It Can’t Be Any Other Way

James: Hi, Dick. Another great email! Keep ’em coming.


Dick: Vedanta and your teaching is always in my mind and devotions. I wonder often if a jiva can feel exhausted from the gunas forcing the jiva to act. I don’t mean I’m exhausted. I feel great! Previously though I would be heavily drawn into specific fears or desires, perhaps five or six that have been at the root of most all action since childhood. Now, not so much.


James: Yes, indeed. I feel great too, but my jiva is world-weary. It knows it does, but it keeps wondering if life ever ends. It is a war of attrition, a death of a thousand cuts, the Chinese water torture. No single thing finishes you off, yet one fine day the equipment grinds to a halt. Or as Swami Paramarthananda says, “Moksa is freedom in spite of samsara.”


Dick: As the wonderful teaching began its work, there were moments of incredible release which got more constant with practice. In hindsight now, freedom is really the right word, as if I am no longer bound by an insidious but benign something that the jiva does not understand. I can feel and see the cost, like some kind of sand grinding like a wheel within all jivas, not just mine. It’s really painful and such a con trick without being malevolent.


James: It is “time, destroyer of worlds,” to quote Krishna. It’s not bad at all but because we love existence so much it seems like a terrible perversion. You can feel it because your mind is becoming subtle from all the inquiry.


Dick: I still haven’t figured out how the jiva, moved by the gunas, getting and avoiding also gets ground down and bound. It’s like seeing two images in one mirror at the same time.


James:
 Yes, indeed. That’s Maya, duality. It is indefinable, indescribable. The only thing you can do is to stop trying to make sense of it.

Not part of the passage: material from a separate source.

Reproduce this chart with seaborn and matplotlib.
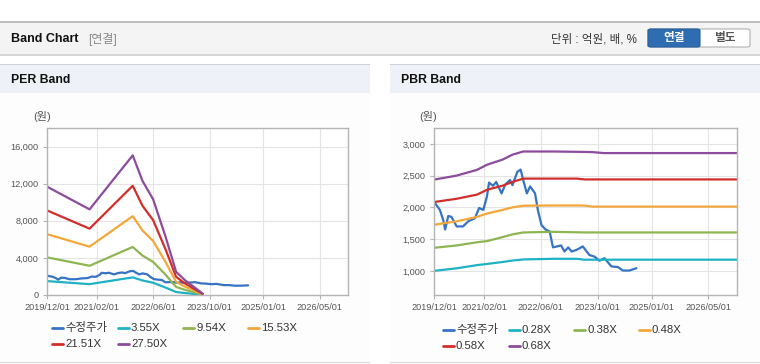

Dick: So it seems I’m watching both. It’s not crazy, it seems ignorance keeps this curtain up between the two (as if that defines general sanity without inquiry) but I’m not sure I’ve defined it precisely.


James: Close enough for government work. I know what you’re talking about. Liberation is the view from consciousness. It alone is aware of both the is and the is not, the light and the dark, knowledge and ignorance. You actually don’t have to remove ignorance, can’t actually, only know what it is. You needn’t get knowledge, only know what it is. If you are a jiva, there are things you know and things you don’t know. But the Self knows what jiva knows and doesn’t know, and it isn’t bothered by either.


Dick: My ego absolutely hates it. It’s like it knows it’s at the end of the road, not in a dramatic deathlike way, but in a “party pooper way,” like it knows there’s no more surprises, no more new dreams or fun just round the corner. Okay, I’m sure there is plenty left to come, but it’s known even before it happens.


James: Liberation is called viragya, pure dispassion. Life is joy and sorrow woven fine, a big so-what? It makes the jiva as good as omniscient.


Dick: And I’m sitting here smiling. It is so precise and it cannot be any other way when I see it each time. Thank you so much again. Much love.